Understanding Avogadro's Number is crucial for grasping the concept of moles. Avogadro's Number is a constant that represents the number of molecules or atoms in one mole of a substance. This number is approximately \(6.02 \times 10^{23}\). It allows scientists to count and work with molecules in a systematic way.

When you have a specific number of molecules, like the \(6.02 \times 10^{20}\) molecules of urea mentioned in the exercise, you can use Avogadro's Number to convert this count into moles. This conversion lets you understand how many moles you have based on the actual count of molecules.

• Divide the count of molecules by Avogadro’s Number: \(\frac{6.02 \times 10^{20}}{6.02 \times 10^{23}} = 10^{-3} \text{ moles }\).
• This step simplifies working with chemical calculations, as working with moles rather than individual molecules makes equations more manageable.

This approach is fundamental in chemistry for determining how reactants will behave and interact with each other on a molecular level.

Concentration calculation is an integral part of understanding solution chemistry. Concentration provides insight into the amount of solute present in a given volume of solution. One common way to express concentration is through molarity (\(M\)), which indicates moles of solute per liter of solution.

In our example, once you've calculated the moles of urea as \(10^{-3}\) moles, the next task is to calculate its molarity by considering the volume of the solution. The formula for molarity is:

• \(\text{Molarity} = \frac{\text{Moles of solute}}{\text{Volume of solution in liters}}\)

This formula underscores the importance of both moles and liters, where the amount of solute depends on both the given number of moles and the volume they are dissolved in. For our example:

• Substitute the values: \(\frac{10^{-3}}{0.1} = 0.01 \text{ M }\).

Understanding the concept of molarity enables students to predict how changing the amount of solute or the volume of the solution will affect the concentration, a frequent requirement in experimental chemistry.

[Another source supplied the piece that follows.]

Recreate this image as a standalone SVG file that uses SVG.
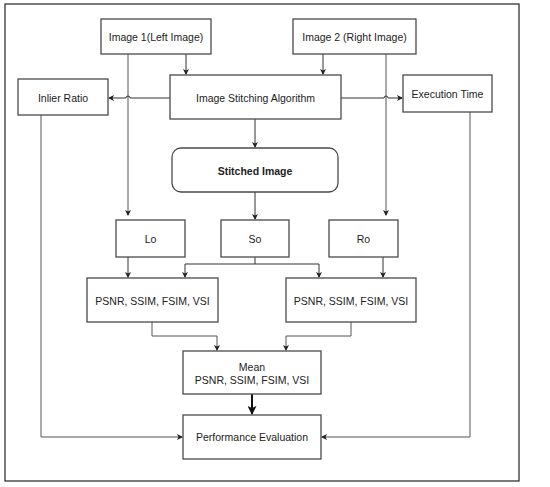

Converting units accurately is a backbone skill in chemistry. The ability to switch between different units of measure is essential, especially when dealing with moles and volumes.

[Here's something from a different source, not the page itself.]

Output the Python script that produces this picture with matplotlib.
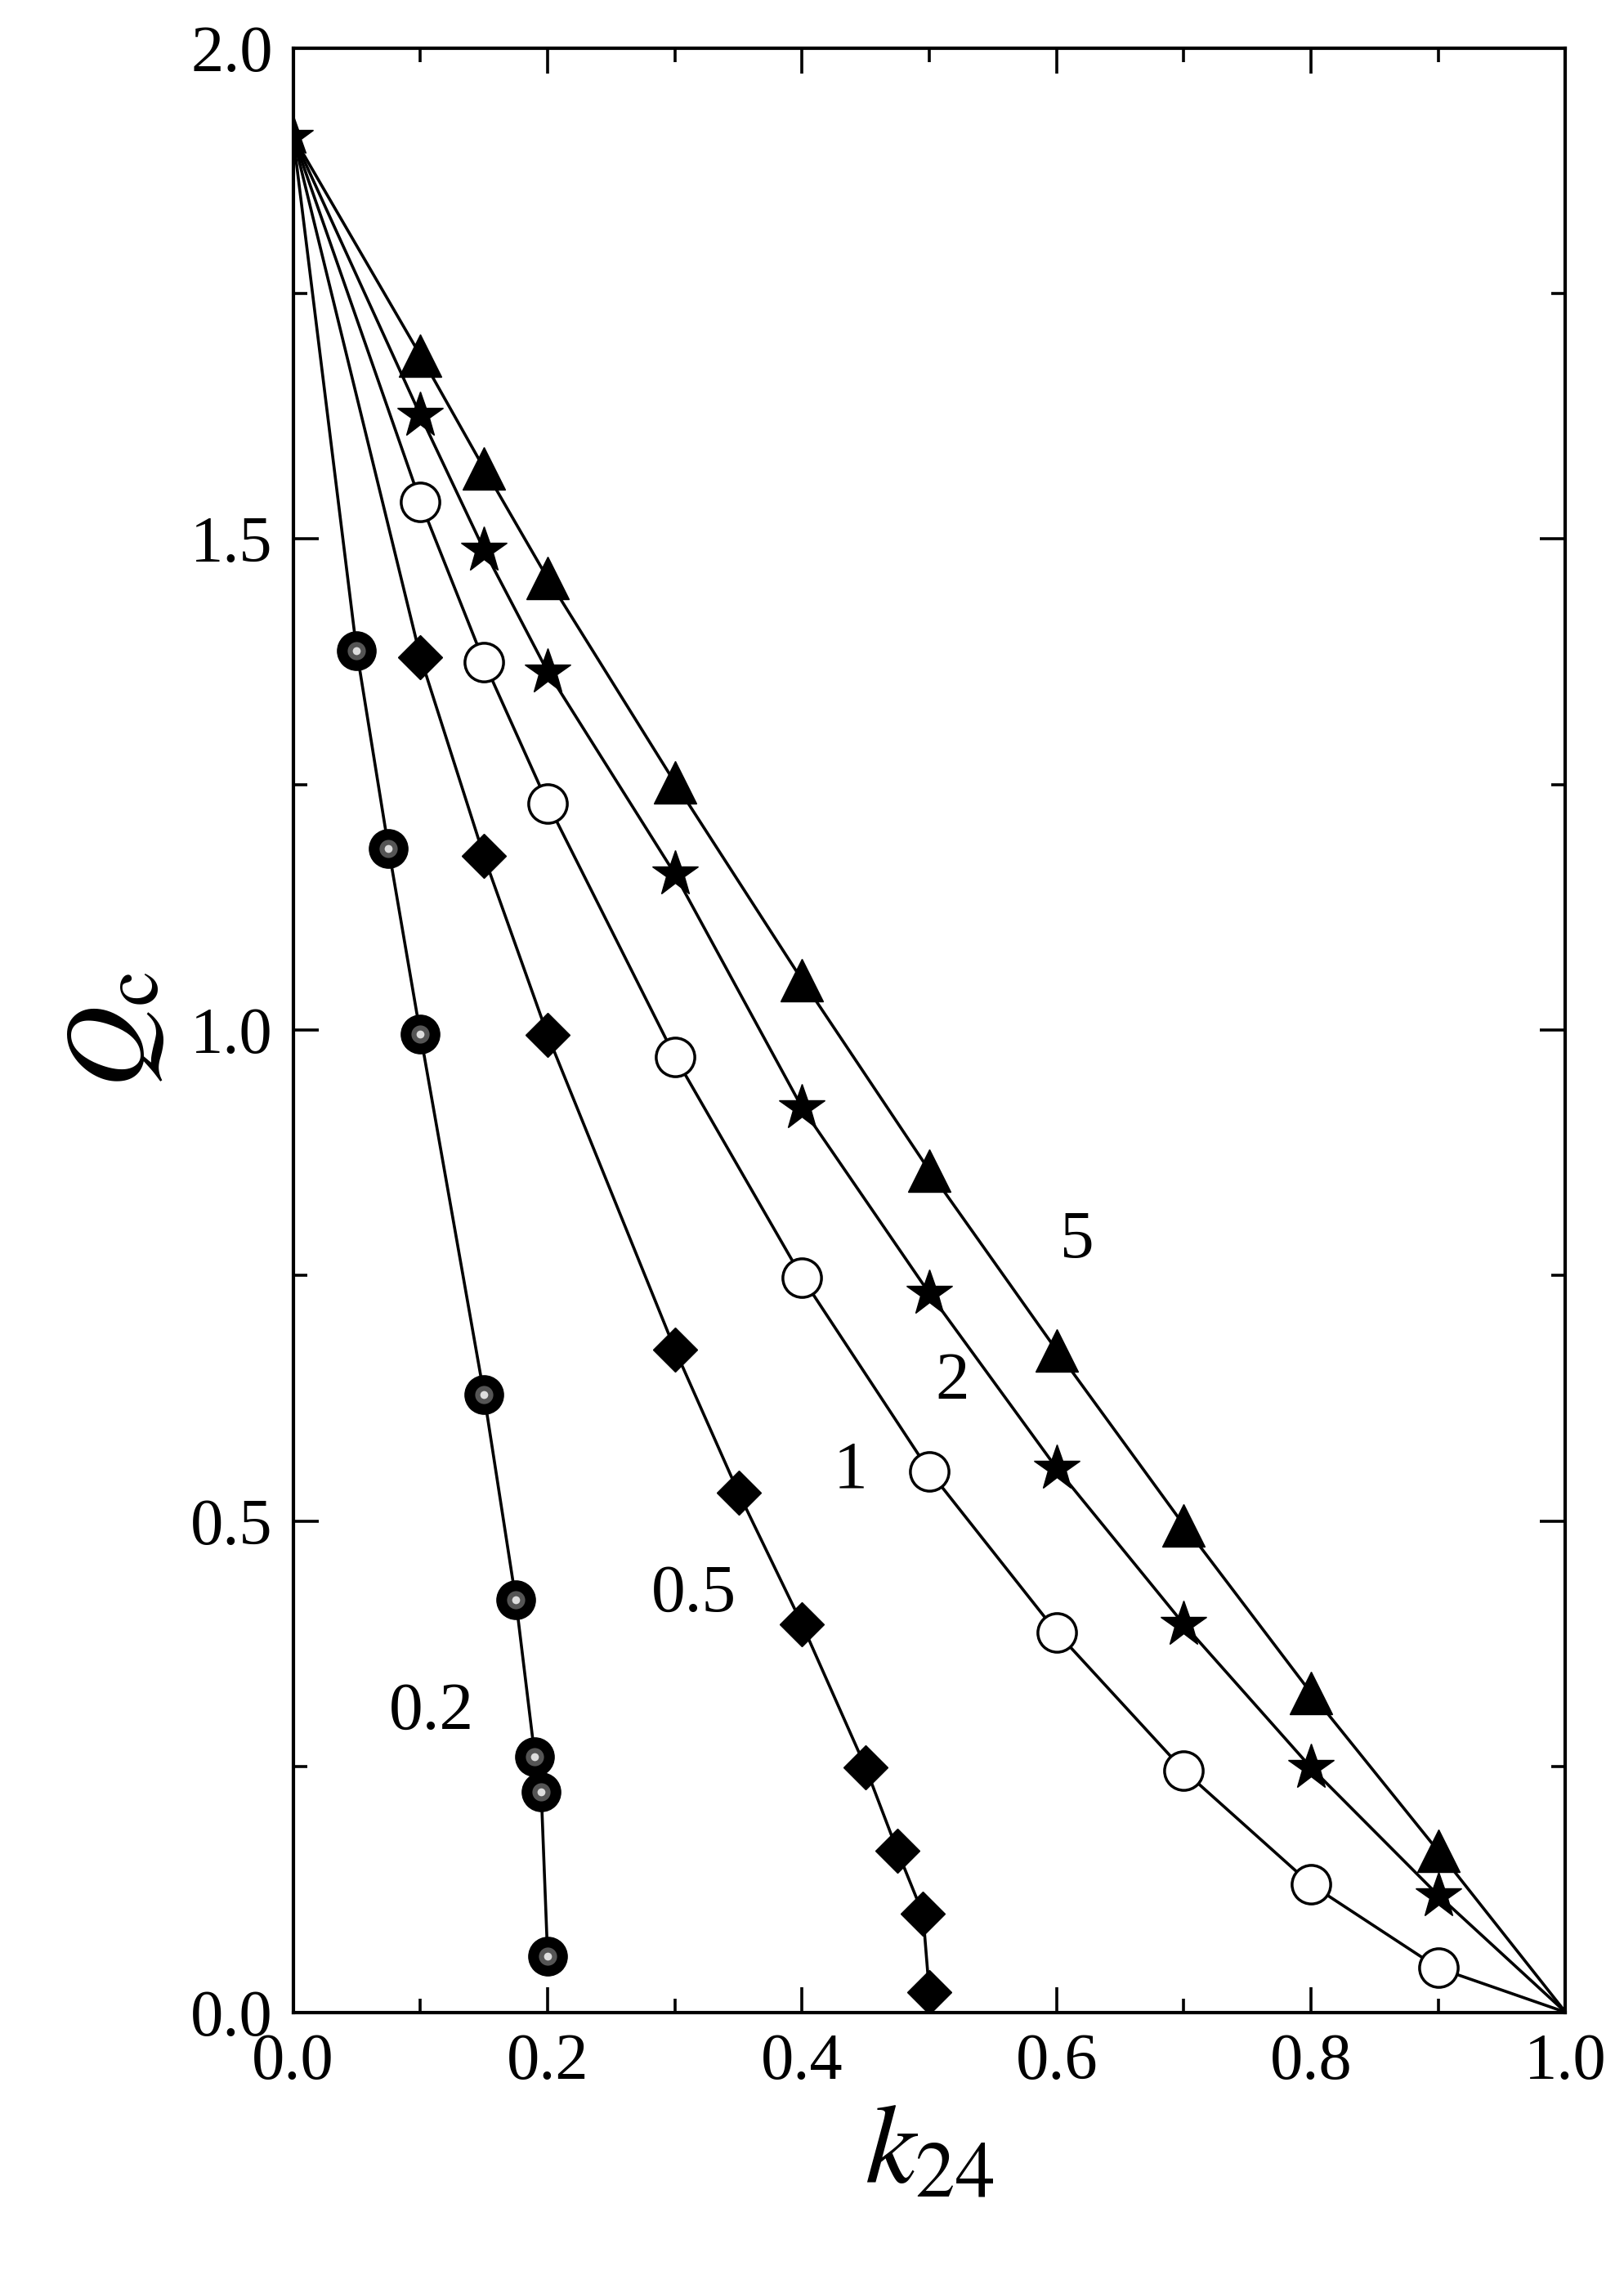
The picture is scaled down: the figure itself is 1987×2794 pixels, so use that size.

To convert volume from milliliters to liters, remember that 1 liter is equal to 1000 milliliters. Thus, converting 100 milliliters to liters is a simple process:

• Divide by 1000: \(100 \text{ mL} = 0.1 \text{ L}\).

This conversion is necessary because molarity, as seen in concentration calculations, requires the volume to be in liters. Only then will the equation \(\text{Molarity} = \frac{\text{Moles of solute}}{\text{Volume in liters}}\) make sense.

Ignoring proper conversions can lead to huge miscalculations, causing errors in experiments or misunderstandings when comparing concentrations. Thus, being comfortable with unit conversions is key to success in chemistry problem-solving.